Falstone is a small village and civil parish in Northumberland, England, just east of Kielder Water. The village is 8 mi from the Anglo–Scottish border. Much of the village is clustered around its two churches, St. Peter's Anglican and the United Reformed Church.

Falstone holds a popular annual agricultural show.

==Etymology==
The name Falstone is first attested in 1255, as Faleston. This derives from the Old English words fealu 'yellow, grey, mottled' and stān 'stone; thus it originally meant something like 'speckled stone'.
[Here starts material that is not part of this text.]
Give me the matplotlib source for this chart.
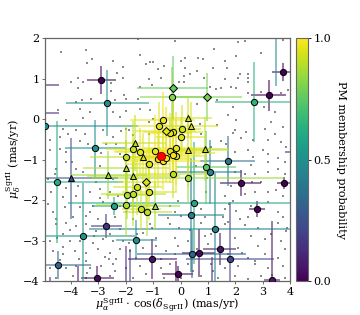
import numpy as np
import matplotlib
matplotlib.use("Agg")
import matplotlib.pyplot as plt
from matplotlib import cm, colors

plt.rcParams['font.family'] = ['DejaVu Serif']
plt.rcParams['mathtext.fontset'] = 'dejavuserif'

# ---------------- background field stars ----------------
bg_x = [-4.36,-3.44,-3.22,-3.41,-2.45,-2.12,-1.54,-1.50,-1.10,-0.99,-0.84,-0.62,-1.25,-2.31,-2.09,-3.74,-3.99,-3.74,-3.55,-2.53,-2.53,-2.05,-1.47,-1.14,-0.73,-1.06,
        -0.22,2.09,2.34,3.74,1.21,0.62,0.81,0.15,0.0,1.61,2.01,2.93,0.15,0.59,1.17,1.68,0.11,0.33,0.11,-0.04,0.84,1.61,2.16,2.45,2.45,2.45,2.09,1.83,2.01,1.47,1.28,1.06,2.93,3.66,3.92,2.45,
        -3.81,-3.59,-3.26,-2.38,-2.01,-1.54,-1.47,-2.45,-2.01,-3.66,-3.30,-4.18,-3.55,-4.29,-3.81,-4.10,-3.48,-4.40,-2.45,-2.16,-2.01,-2.34,-2.71,-3.37,-3.66,-4.40,-4.18,-4.76,-2.89,-2.23,-1.87,-1.72,-1.17,-1.10,-1.17,-0.99,-2.20,-2.82,-4.47,-4.76,
        0.59,1.32,1.90,1.72,2.01,1.32,1.98,1.90,2.20,1.65,1.47,1.10,0.73,0.70,3.04,3.44,3.30,3.08,3.44,3.74,3.19,3.66,3.85,2.45,1.98,3.00,2.64,3.19,3.55,2.38,2.64,
        -4.18,-4.54,-3.81,-3.55,-2.93,-3.08,-3.74,-4.18,-4.73,-4.29,-3.81,-3.30,-2.93,-2.56,-2.82,-3.19,-3.66,-4.21,-4.65,-3.92,-3.44,-3.00,-2.38,-2.27,-2.20,-2.01,-2.45,-1.72,-4.54,-4.84,
        -0.29,0.55,2.56,3.19,3.81,2.71,3.19,3.55,2.34,3.81,1.61,2.34,2.71,3.19,3.74,1.90,2.56,3.19,1.61,2.01,3.55,3.74,2.45,2.16,0.73,0.88,-0.22,-0.11,-0.37,0.92,0.0,1.54,1.98,1.72,
        -4.54,-4.18,-3.81,-3.44,-3.08,-4.29,-4.76,-4.03,-3.66,-3.19,-2.82,-2.45,-2.09,-4.65,-4.29,-3.85,-3.44,-3.00,-2.56,-2.20,-1.83,-1.36,-0.88,-4.76,-4.18,-3.81,-3.30,-2.89,-2.45,-1.98,-1.47,-4.54,-3.92,-3.44,-2.56,-1.72,-1.25,-0.73,-0.62,-1.06,-1.36,-0.88,-1.61,-2.34,-3.44,-4.40,-2.20,-2.56,
        -0.40,-0.04,0.73,1.61,2.34,2.82,3.55,3.85,-0.22,0.26,0.88,1.98,2.56,3.08,3.66,-0.11,0.99,2.09,2.82,3.81,-0.22,2.45,3.08,3.55,-0.37,0.26,1.10,1.61,2.09,2.71,3.19,3.74,0.0,0.73,1.36,1.98,2.45,2.93,3.81,1.10,1.72,
        -4.05,-3.15,-2.60,-1.90,-4.50,-3.40,-2.75,-0.55,0.45,1.30,2.70,3.30,-4.60,-3.95,-2.95,-1.10,0.35,1.85,2.95,3.50,-4.30,-3.70,-2.40,-0.70,0.60,1.20,2.25,3.35,-4.85,-3.30,-1.60,-0.45,0.95,1.75,2.60,3.90]
bg_y = [1.65,1.70,1.48,1.38,1.43,1.28,1.98,1.58,1.41,1.41,1.23,1.31,1.36,1.14,1.01,1.01,0.91,0.77,0.91,0.89,0.69,0.59,0.79,0.99,1.01,0.84,
        1.93,1.90,1.93,1.95,1.73,1.51,1.48,1.51,1.43,1.43,1.56,1.63,1.26,1.19,1.26,1.26,1.06,1.11,0.91,0.91,1.01,0.99,1.11,1.01,1.11,0.91,1.01,0.79,0.77,0.77,0.74,0.79,0.67,0.64,0.72,0.64,
        0.42,0.47,0.49,0.47,0.49,0.49,0.25,0.17,0.20,0.25,0.17,-0.02,0.02,-0.25,-0.27,-0.37,-0.37,-0.44,-0.44,-0.30,-0.25,-0.62,-0.62,-0.62,-0.54,-0.74,-0.81,-0.77,-0.84,-0.86,-0.27,-0.40,-0.37,0.22,-0.07,0.0,0.05,-0.27,0.22,-0.52,
        0.37,0.47,0.30,0.10,-0.02,-0.15,-0.27,-0.35,-0.47,-0.62,-0.54,-0.69,-0.37,-0.12,0.30,0.17,-0.07,-0.25,-0.37,-0.20,-0.52,-0.57,-0.69,-0.77,-0.81,-0.77,-0.94,-0.86,-0.96,-0.32,-0.52,
        -1.06,-1.23,-1.23,-1.31,-1.16,-1.56,-1.65,-1.70,-1.80,-1.93,-1.90,-1.80,-1.73,-1.80,-2.05,-2.15,-2.17,-2.17,-2.30,-2.42,-2.40,-2.47,-2.42,-1.90,-2.15,-2.30,-1.48,-2.47,-2.47,-1.48,
        -1.04,-1.16,-1.14,-1.06,-1.06,-1.36,-1.31,-1.23,-1.36,-1.36,-1.90,-1.85,-1.80,-1.80,-1.90,-2.02,-2.15,-2.05,-2.22,-2.27,-2.30,-2.42,-2.42,-2.47,-2.22,-2.42,-2.30,-2.02,-2.15,-1.80,-2.40,-2.42,-1.31,-2.54,
        -2.59,-2.57,-2.64,-2.59,-2.77,-2.84,-3.01,-3.01,-3.01,-3.06,-2.96,-3.01,-3.01,-3.26,-3.33,-3.26,-3.31,-3.21,-3.31,-3.21,-3.26,-3.19,-3.14,-3.68,-3.68,-3.63,-3.68,-3.63,-3.58,-3.68,-3.63,-3.93,-3.88,-3.93,-3.88,-3.93,-3.83,-3.68,-3.93,-2.69,-2.81,-2.94,-3.43,-3.46,-3.51,-3.48,-2.72,-2.84,
        -2.59,-2.69,-2.57,-2.59,-2.62,-2.69,-2.57,-2.77,-2.94,-3.01,-2.89,-2.94,-2.89,-2.96,-3.01,-3.14,-3.09,-3.19,-3.14,-3.21,-3.33,-3.43,-3.33,-3.43,-3.58,-3.58,-3.58,-3.68,-3.63,-3.58,-3.68,-3.63,-3.93,-3.88,-3.93,-3.88,-3.95,-3.88,-3.93,-2.84,-3.33,
        -2.75,-2.90,-3.45,-3.05,-2.95,-3.80,-3.40,-3.25,-3.75,-2.75,-3.50,-2.85,-1.35,-1.05,-1.95,-2.60,-2.75,-1.65,-1.55,-1.75,-3.15,-3.45,-3.75,-3.45,-3.20,-3.75,-3.30,-3.85,-2.10,-2.30,-2.85,-2.45,-1.45,-2.10,-1.55,-2.70]

# ---------------- member candidates with errors ----------------
cand_x    = [-2.89, 3.74, 3.22, 2.20, 3.77, 2.78, 1.43, 0.66, 1.80, 0.40, -1.03, -0.10, -3.04, 3.33, -2.71,
             -5.30, -5.30, 4.30, -3.74, -1.98, -1.83, -0.15, -4.76, 1.15, 3.50,
             -2.67, -4.94, -3.11, -2.42, -3.55, -4.47, -4.50, -1.61, 1.72, 0.92, 1.06, 0.26, 0.48, 0.37, 1.25, 2.67, -3.99,
             -0.66, -0.77, -0.37, -0.29, 0.04, 0.00, -1.72, -1.50, -2.01, -0.15, -0.26, -0.29, -1.17, -0.66, -0.15, -0.29,
             -1.58, -1.72, -1.94, -1.14, -1.43, -1.21, -1.98, -0.92, -0.84, -0.55, -0.40, -0.33,
             -0.55, -1.28, -0.29, 0.95,
             0.26, 0.37, -1.68, -1.39, 0.26, 0.88, -1.98, -2.64, -1.72, -0.92]
cand_y    = [0.96, 1.16, 0.59, -1.58, -1.58, -2.22, -3.21, -3.31, -3.46, -3.33, -3.46, -3.83, -3.93, -3.98, -2.64,
             0.84, 0.15, -0.81, -4.30, -4.40, -4.40, -4.40, -4.30, -4.40, 2.30,
             0.40, -0.17, -0.72, -2.15, -2.89, -3.60, -1.56, -2.99, -1.04, -1.19, -1.31, -1.46, -2.07, -2.37, -2.72, 0.42, -1.46,
             -0.02, -0.17, -0.35, -0.32, -0.25, -0.44, -0.74, -0.81, -0.94, -0.72, -0.84, -0.89, -1.11, -1.04, -0.91, -1.36,
             -1.68, -1.85, -1.88, -1.80, -2.22, -2.30, -2.12, -0.79, -0.99, -0.96, -0.79, 0.54,
             -0.30, -1.56, 0.77, 0.54,
             0.02, -0.17, -0.59, -0.94, -0.77, -0.74, -1.21, -1.38, -1.41, -2.15]
cand_xerr = [0.53, 0.40, 0.64, 0.75, 0.25, 0.30, 0.60, 0.60, 1.60, 2.00, 0.90, 0.57, 0.60, 0.30, 0.57,
             0.85, 0.85, 0.50, 0.10, 0.15, 0.15, 0.20, 0.10, 0.10, 0.30,
             1.52, 3.40, 1.10, 0.80, 1.90, 1.20, 2.40, 0.75, 1.00, 1.10, 1.20, 3.50, 4.60, 1.20, 4.60, 1.40, 1.70,
             1.20, 0.90, 0.80, 1.10, 0.70, 0.90, 1.00, 0.90, 1.30, 1.20, 1.50, 1.00, 0.80, 1.40, 1.10, 1.30,
             0.90, 1.20, 0.80, 1.00, 0.70, 0.90, 1.10, 1.50, 1.20, 1.00, 1.30, 1.15,
             1.10, 1.00, 1.30, 1.30,
             0.90, 1.00, 1.20, 0.80, 1.50, 0.90, 1.60, 1.40, 1.70, 0.90]
cand_yerr = [0.35, 0.22, 0.38, 0.33, 0.15, 0.20, 0.40, 0.60, 1.40, 0.60, 0.50, 0.20, 0.30, 1.45, 0.30,
             0.20, 0.20, 0.20, 0.67, 1.26, 1.20, 0.90, 0.40, 1.00, 1.49,
             0.81, 2.03, 0.70, 0.22, 1.30, 0.35, 1.50, 0.50, 0.62, 0.90, 0.80, 0.60, 1.50, 1.40, 1.40, 0.98, 1.00,
             0.70, 0.60, 0.50, 0.80, 0.60, 0.50, 0.70, 0.60, 0.80, 0.90, 0.70, 0.60, 0.80, 0.70, 0.90, 0.60,
             0.70, 0.80, 0.60, 0.70, 0.50, 0.60, 0.80, 0.90, 0.70, 0.60, 0.80, 0.75,
             0.60, 0.70, 0.80, 0.60,
             0.50, 0.60, 0.70, 0.60, 0.90, 0.80, 0.70, 0.60, 0.90, 0.60]
cand_prob = [0.00, 0.00, 0.00, 0.02, 0.00, 0.00, 0.05, 0.02, 0.20, 0.30, 0.05, 0.00, 0.02, 0.05, 0.15,
             0.08, 0.12, 0.10, 0.05, 0.12, 0.18, 0.02, 0.10, 0.10, 0.50,
             0.50, 0.48, 0.50, 0.58, 0.52, 0.32, 0.62, 0.50, 0.38, 0.75, 0.45, 0.85, 0.60, 0.42, 0.45, 0.65, 0.25,
             0.97, 0.95, 0.96, 0.95, 0.93, 0.95, 0.92, 0.96, 0.90, 0.97, 0.95, 0.98, 0.95, 0.97, 0.96, 0.90,
             0.93, 0.90, 0.88, 0.94, 0.92, 0.90, 0.88, 0.97, 0.96, 0.98, 0.95, 0.82,
             0.96, 0.94, 0.76, 0.80,
             0.92, 0.94, 0.90, 0.95, 0.93, 0.90, 0.88, 0.85, 0.90, 0.86]
cand_mark = (['o'] * 15 + ['o'] * 10 + ['o'] * 16 + ['^'] + ['o'] * 28 + ['D'] * 4 + ['^'] * 10)

sgr_center = (-0.70, -0.91)

# ---------------- figure ----------------
fig = plt.figure(figsize=(3.6, 3.15), dpi=100)
ax = fig.add_axes([0.125, 0.108, 0.681, 0.771])
cax = fig.add_axes([0.822, 0.108, 0.033, 0.771])

cmap = matplotlib.colormaps['viridis']
norm = colors.Normalize(0, 1)

ax.scatter(bg_x, bg_y, s=1.6, c='#8a8a8a', marker='s', linewidths=0, zorder=1)

order = np.argsort(cand_prob, kind='stable')
for i in order:
    col = cmap(norm(cand_prob[i]))
    ax.errorbar(cand_x[i], cand_y[i], xerr=cand_xerr[i], yerr=cand_yerr[i],
                fmt='none', ecolor=col, elinewidth=1.1, alpha=0.7, zorder=2 + cand_prob[i])
for i in order:
    col = cmap(norm(cand_prob[i]))
    ms = 4.5 if cand_mark[i] != 'D' else 4.2
    ax.plot(cand_x[i], cand_y[i], marker=cand_mark[i], ms=ms, mfc=col, mec='black',
            mew=0.7, ls='none', zorder=5 + cand_prob[i])

ax.plot(*sgr_center, marker='o', ms=6, mfc='red', mec='darkred', mew=0.6, zorder=10)

ax.set_xlim(-4.95, 4)
ax.set_ylim(-4, 2)
ax.set_xticks([-4, -3, -2, -1, 0, 1, 2, 3, 4])
ax.set_yticks([-4, -3, -2, -1, 0, 1, 2])
ax.tick_params(labelsize=8, length=2.5, width=0.6, color='#555555', direction='out', pad=1.5)
for s in ax.spines.values():
    s.set_color('#666666')
    s.set_linewidth(0.9)
ax.set_xlabel(r'$\mu_{\alpha}^{\rm SgrII}\cdot\,\cos(\delta_{\rm SgrII})$ (mas/yr)', fontsize=8, labelpad=0)
ax.set_ylabel(r'$\mu_{\delta}^{\rm SgrII}$ (mas/yr)', fontsize=8, labelpad=0)

cb = fig.colorbar(cm.ScalarMappable(norm=norm, cmap=cmap), cax=cax)
cb.set_ticks([0.0, 0.5, 1.0])
cb.ax.tick_params(labelsize=8, length=2.5, width=0.6, pad=1.5)
cb.outline.set_edgecolor('#666666')
cb.set_label('PM membership probability', fontsize=8, rotation=270, labelpad=11)

fig.savefig('out.png', dpi=100)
The district of Falstone also once contained a place called Powtreuet, first attested in 1325 as Poltrerneth, whose name comes from the Brittonic language.

==History==
On 24 October 1985, near the village, Luftwaffe Panavia Tornado '44+45' of Jagdbombergeschwader 32 crashed, with two aircrew killed, taking part in 'Operation Mallet Blow', Hans Joachim Schimpf and Holger Zacharias.

== Governance ==
Falstone is in the parliamentary constituency of Hexham. Falstone has its own Parish council.
Falstone parish was created in 1811 when the ancient parish of Simonburn was divided by Act of Parliament.

== Transport ==
Falstone was served by Falstone railway station on the Border Counties Railway which linked the Newcastle and Carlisle Railway, near Hexham, with the Border Union Railway at Riccarton Junction. The first section of the route was opened between Hexham and Chollerford in 1858, the remainder opening in 1862. The line was closed to passengers by British Railways in 1956.